Title: Flaherty’s tough love
Sub-title: Recent tightening of mortgage rules may slow some new home buyers.
In his famous book The Art of War, Sun Tzu once wrote that skilled warriors remain strong by avoiding unnecessary battles. Judging from his latest moves, it would seem that Canada’s finance minister Jim Flaherty is a fan of that ancient Chinese military strategiet.
Earlier this week, Flaherty tightened mortgage lending requirements for the second time in 12 months. Though he did not say so directly, the move was no doubt largely motivated by a desire to help Canada avoid the troubles that the United States is now going through, because regulatory authorities there declined to show similar restraint.
Flaherty, like most Canadians, got a chance to witness first hand what happened during the years when our southern neighbour’s financial institutions lent money to seemingly almost anyone who could pick up a pen to sign a mortgage. The result was a massive subprime lending-fed real estate bubble, which when it burst, chocked up pretty much the entire global financial system.
Today the United States continues to battle high unemployment, a shrinking and increasingly discouraged workforce, massive government deficits and an economic malaise that experts say will take years to overcome. With a ready-made lesson like unfolding that on our southern border, it is not surprising that Flaherty should decide to act.
Earlier this month Flaherty announced three major changes that would tighten lending in Canada ever so slightly. Firstly, the maximum amortization period for mortgages eligible to be guaranteed by the Canada Mortgage Housing Corporation was lowered from 35 to 30 years. Secondly, the upper limit that Canadians can borrow against their home equity was lowered from 90 to 85 per cent. And lastly, the government announced that it would stop insuring home equity lines of credit (HELOCs).
A lot can happen in thirty-five years
While on the surface, Flaherty’s actions fly in the face of classic laissez faire economics, underneath they make a lot of sense. There are several reasons for this. The most important of which boils down to the fact that if America is any example, many heavy borrowers simply have little idea how much trouble they can get into by piling on debt. A surprising number of Americans and Canadians suffer from “innumeracy,” which is an inability to use or understand basic mathematical concepts.

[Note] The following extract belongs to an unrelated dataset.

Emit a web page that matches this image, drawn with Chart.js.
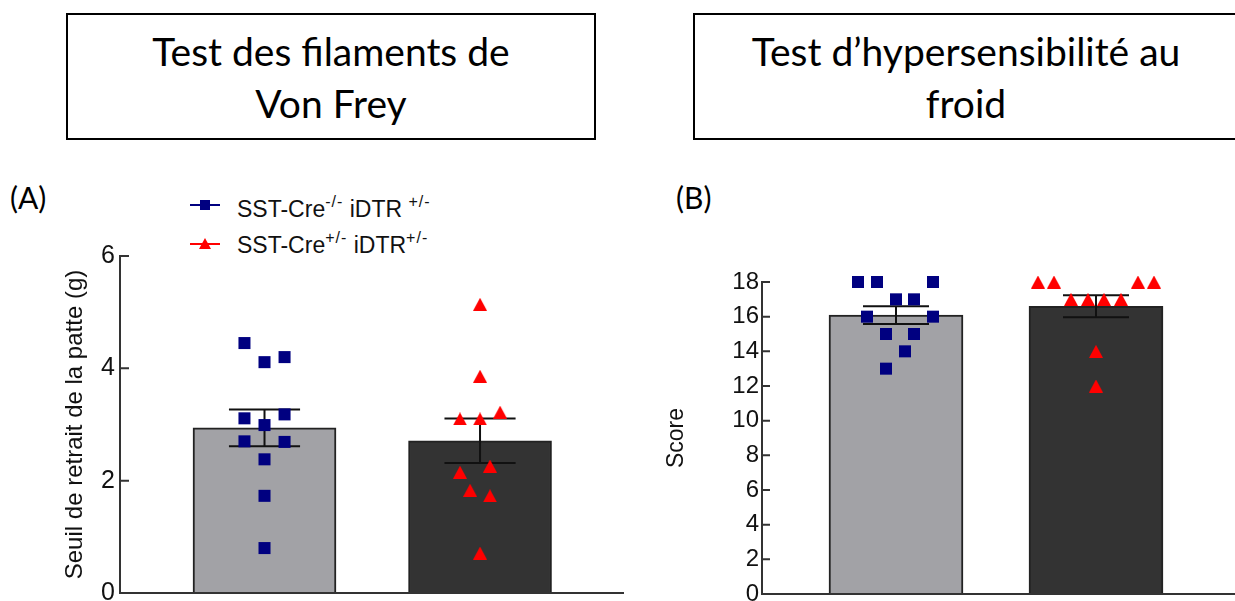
<!DOCTYPE html>
<html>
<head>
<meta charset="utf-8">
<script src="https://cdn.jsdelivr.net/npm/chart.js@4"></script>
<style>
    body { margin: 0; width: 1235px; height: 601px; overflow: hidden; background: #fff; position: relative; font-family: "Liberation Sans", Arial, sans-serif; }
    .box { position: absolute; box-sizing: border-box; border: 2px solid #000; text-align: center; font-family: Lato, sans-serif; font-size: 39px; line-height: 52px; color: #000; padding-top: 10px; }
    .panel { position: absolute; font-family: Lato, sans-serif; font-size: 30px; line-height: 36px; color: #000; }
    .leg { position: absolute; left: 190px; font-size: 23px; line-height: 26px; color: #111; white-space: nowrap; }
    .leg .ln { position: absolute; left: 0; width: 30px; height: 2px; }
    .leg .mk { position: absolute; }
    .leg .txt { position: absolute; left: 47px; }
    .leg sup { font-size: 16px; line-height: 0; vertical-align: 0; position: relative; top: -10px; letter-spacing: 1px; }
    .plot { position: absolute; }
</style>
</head>
<body>

<div class="box" style="left:66px;top:13px;width:530px;height:127px">Test des filaments de<br>Von Frey</div>
<div class="box" style="left:693px;top:13px;width:546px;height:127px">Test d’hypersensibilité au<br>froid</div>

<div class="panel" style="left:10px;top:179px">(A)</div>
<div class="panel" style="left:676px;top:179px">(B)</div>

<div class="leg" style="top:193px">
    <div class="ln" style="top:11px;background:#000080"></div>
    <div class="mk" style="left:10px;top:7px;width:10px;height:10px;background:#000080"></div>
    <div class="txt" style="top:3px">SST-Cre<sup>-/-</sup> iDTR <sup>+/-</sup></div>
</div>
<div class="leg" style="top:232px">
    <div class="ln" style="top:11px;background:#ff0000"></div>
    <div class="mk" style="left:9px;top:6px;width:0;height:0;border-left:6px solid transparent;border-right:6px solid transparent;border-bottom:11px solid #ff0000"></div>
    <div class="txt" style="top:0px">SST-Cre<sup>+/-</sup> iDTR<sup>+/-</sup></div>
</div>

<div class="plot" style="left:0;top:236px;width:624px;height:365px"><canvas id="vonFreyChart"></canvas></div>
<div class="plot" style="left:640px;top:262px;width:595px;height:339px"><canvas id="coldChart"></canvas></div>

<script>
// Von Frey: withdrawal threshold (g), one value per animal
const vfControl = [4.45, 4.11, 4.20, 3.11, 2.99, 3.18, 2.70, 2.69, 2.38, 1.73, 0.80];
const vfControlSpread = [-0.093, 0, 0.093, -0.093, 0, 0.093, -0.093, 0.093, 0, 0, 0];
const vfAblated = [5.14, 3.86, 3.22, 3.10, 3.10, 2.26, 2.15, 1.83, 1.73, 0.71];
const vfAblatedSpread = [0, 0, 0.093, -0.093, 0, 0.046, -0.093, -0.046, 0.046, 0];
const vfTicks = [0, 2, 4, 6];

// cold hypersensitivity: score per animal
const coldControl = [18, 18, 18, 17, 17, 16, 16, 15, 15, 14, 13];
const coldControlSpread = [-0.19, -0.095, 0.185, 0, 0.09, -0.145, 0.185, -0.05, 0.09, 0.045, -0.05];
const coldAblated = [18, 18, 18, 18, 17, 17, 17, 17, 14, 12];
const coldAblatedSpread = [-0.29, -0.21, 0.21, 0.29, -0.125, -0.04, 0.04, 0.125, 0, 0];
const coldTicks = [0, 2, 4, 6, 8, 10, 12, 14, 16, 18];

const groups = [1, 2];

function mean(arr) {
    return arr.reduce((a, b) => a + b, 0) / arr.length;
}

function sem(arr) {
    let m = mean(arr);
    let v = arr.reduce((a, b) => a + (b - m) * (b - m), 0) / (arr.length - 1);
    return Math.sqrt(v / arr.length);
}

// triangle marker, centred on its bounding box
function triangleMarker(w, h, color) {
    let c = document.createElement("canvas");
    c.width = w;
    c.height = h;
    let g = c.getContext("2d");
    g.fillStyle = color;
    g.beginPath();
    g.moveTo(w / 2, 0);
    g.lineTo(w, h);
    g.lineTo(0, h);
    g.closePath();
    g.fill();
    return c;
}

const errorBars = {
    id: "errorBars",
    afterDatasetDraw(chart, args) {
        if (args.index !== 0) return;
        let ctx = chart.ctx;
        let xs = chart.scales.x;
        let ys = chart.scales.y;
        let d = chart.data.datasets[0];
        ctx.save();
        ctx.strokeStyle = "#111";
        ctx.lineWidth = 2;
        d.data.forEach((p, i) => {
            let e = d.errors[i];
            let top = ys.getPixelForValue(p.y + e);
            let bot = ys.getPixelForValue(p.y - e);
            let l = xs.getPixelForValue(p.x - 0.165);
            let r = xs.getPixelForValue(p.x + 0.165);
            let cx = xs.getPixelForValue(p.x);
            ctx.beginPath();
            ctx.moveTo(l, top); ctx.lineTo(r, top);
            ctx.moveTo(l, bot); ctx.lineTo(r, bot);
            ctx.moveTo(cx, top); ctx.lineTo(cx, bot);
            ctx.stroke();
        });
        ctx.restore();
    }
};

// x axis line and inward tick marks
const axisLines = {
    id: "axisLines",
    afterDraw(chart, args, opts) {
        let ctx = chart.ctx;
        let a = chart.chartArea;
        let ys = chart.scales.y;
        ctx.save();
        ctx.strokeStyle = "#333";
        ctx.lineWidth = 2;
        ctx.beginPath();
        ctx.moveTo(a.left, a.bottom);
        ctx.lineTo(a.right, a.bottom);
        ys.ticks.forEach(t => {
            let y = ys.getPixelForValue(t.value);
            ctx.moveTo(a.left, y);
            ctx.lineTo(a.left + opts.len, y);
        });
        ctx.stroke();
        ctx.restore();
    }
};

function makeChart(id, cfg) {
    let pts = (vals, spread, g) => vals.map((v, i) => ({ x: g + spread[i], y: v }));
    let tri = triangleMarker(14, 13, "#ff0000");

    return new Chart(document.getElementById(id), {
        type: "bar",
        data: {
            datasets: [
                {
                    data: groups.map((g, i) => ({ x: g, y: mean(cfg.series[i]) })),
                    errors: cfg.series.map(s => sem(s)),
                    backgroundColor: ["#a2a2a6", "#333333"],
                    borderColor: "#222",
                    borderWidth: 2,
                    barThickness: cfg.barWidth,
                    clip: false,
                    order: 2
                },
                {
                    type: "scatter",
                    data: pts(cfg.series[0], cfg.spread[0], groups[0]),
                    pointStyle: "rect",
                    pointRadius: 8.5,
                    backgroundColor: "#000080",
                    borderWidth: 0,
                    clip: false,
                    order: 1
                },
                {
                    type: "scatter",
                    data: pts(cfg.series[1], cfg.spread[1], groups[1]),
                    pointStyle: tri,
                    pointRadius: 7,
                    backgroundColor: "#ff0000",
                    borderWidth: 0,
                    clip: false,
                    order: 1
                }
            ]
        },
        options: {
            responsive: true,
            maintainAspectRatio: false,
            animation: false,
            events: [],
            layout: { padding: cfg.padding, autoPadding: false },
            plugins: {
                legend: { display: false },
                tooltip: { enabled: false },
                axisLines: { len: cfg.tickLen }
            },
            scales: {
                x: {
                    type: "linear",
                    display: false,
                    offset: false,
                    min: cfg.xMin,
                    max: cfg.xMax
                },
                y: {
                    min: 0,
                    max: cfg.ticks[cfg.ticks.length - 1],
                    afterBuildTicks: s => { s.ticks = cfg.ticks.map(v => ({ value: v })); },
                    afterFit: s => {
                        s.width = cfg.axisWidth;
                        s.paddingTop = 0;
                        s.paddingBottom = 0;
                    },
                    grid: { display: false, drawTicks: false },
                    border: { display: true, color: "#333", width: 2 },
                    ticks: {
                        padding: cfg.labelGap,
                        color: "#111",
                        font: { family: "Liberation Sans", size: cfg.tickSize }
                    },
                    title: {
                        display: true,
                        text: cfg.title,
                        color: "#111",
                        font: { family: "Liberation Sans", size: cfg.titleSize },
                        padding: { top: cfg.titleOffset, bottom: 0 }
                    }
                }
            }
        },
        plugins: [errorBars, axisLines]
    });
}

makeChart("vonFreyChart", {
    series: [vfControl, vfAblated],
    spread: [vfControlSpread, vfAblatedSpread],
    ticks: vfTicks,
    title: "Seuil de retrait de la patte (g)",
    titleSize: 24,
    titleOffset: 61,
    tickSize: 25,
    tickLen: 9,
    labelGap: 5,
    axisWidth: 120,
    barWidth: 143,
    xMin: 0.3295,
    xMax: 2.668,
    padding: { top: 20, bottom: 8, left: 0, right: 0 }
});

makeChart("coldChart", {
    series: [coldControl, coldAblated],
    spread: [coldControlSpread, coldAblatedSpread],
    ticks: coldTicks,
    title: "Score",
    titleSize: 23,
    titleOffset: 23,
    tickSize: 24,
    tickLen: 8,
    labelGap: 3,
    axisWidth: 122,
    barWidth: 134,
    xMin: 0.33,
    xMax: 2.695,
    padding: { top: 20, bottom: 7, left: 0, right: 0 }
});
</script>
</body>
</html>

Innumeracy is what caused many Americans and some Canadians to borrow unthinkably, by merely focusing on what they have to pay each month, rather than coolly assessing the effects of their total debt burdens. It is the reason that Canadian household debt recently spiked to a record 148 percent of their total household income, above even US levels.
For example few people with a solid grip on risk probabilities would borrow money for 35 years. Even at a low five-year closed rate of say 4.75 percent, borrowers that bought a home today, and financed the entire borrowing cost over that time period would pay more in interest payments than they would for their actual house. In the United States, where mortgage interest is tax deductible, a case can be made for heavy mortgage borrowing under some conditions, but here in Canada, paying down mortgage debt is one of the first things that most financial advisors tell you to do.
As a result, many families that are forced to pay off a home over 35 years are likely doing so merely because they cannot afford a shorter amortization period. This raises another cause for concern: if those families are that tight for cash: what would they do if anything went wrong? In today’s economy, few, if any jobs, other than in government, can be relied on to provide a steady stream of income for 35 years. What would long term borrowers do when, as they almost surely will, lose their jobs and have to find another? How would they finance unexpected expenses?
Yet ironically, despite the huge risks that Canadians who took out 35-year mortgages assumed, there is surprisingly little evidence out there that any large number of them have suffered for it.
Quite the contrary, Canada’s housing market has been doing quite well. Although house prices have inched down slightly and are expected to continue doing so this year, they are far ahead of where they were ten years ago. As a result, many of those innumerate Canadians have stumbled into considerable wealth, particularly those who bought real estate in the once red-hot Vancouver and Alberta markets.
Lessons from south of the border
However the chickens did come home to roost for those innumerate or just plain greedy Americans who bought highly leveraged homes during the past decade. Although house prices there rose year after year, when the crash came, those who had borrowed too much were the first to get hit. As a result, millions of Americans faced or will face foreclosure during the coming years and housing starts there, a major driver of economic activity are down to near half pre-recession levels.
While few experts believe that Canada’s housing market is in bubble territory, there is a broad consensus that it is at least somewhat over valued. Right now it is far from clear whether Flaherty’s moves to save Canadians from the economic battles that America is facing will work. Several earlier attempts at restricting borrowing did little good, and there is no guarantees the current round will do much better.
Flaherty had better hope they do. Otherwise he’ll have to pick up those old Sun Tzu texts and read the chapters about actually fighting battles, not just those about avoiding them.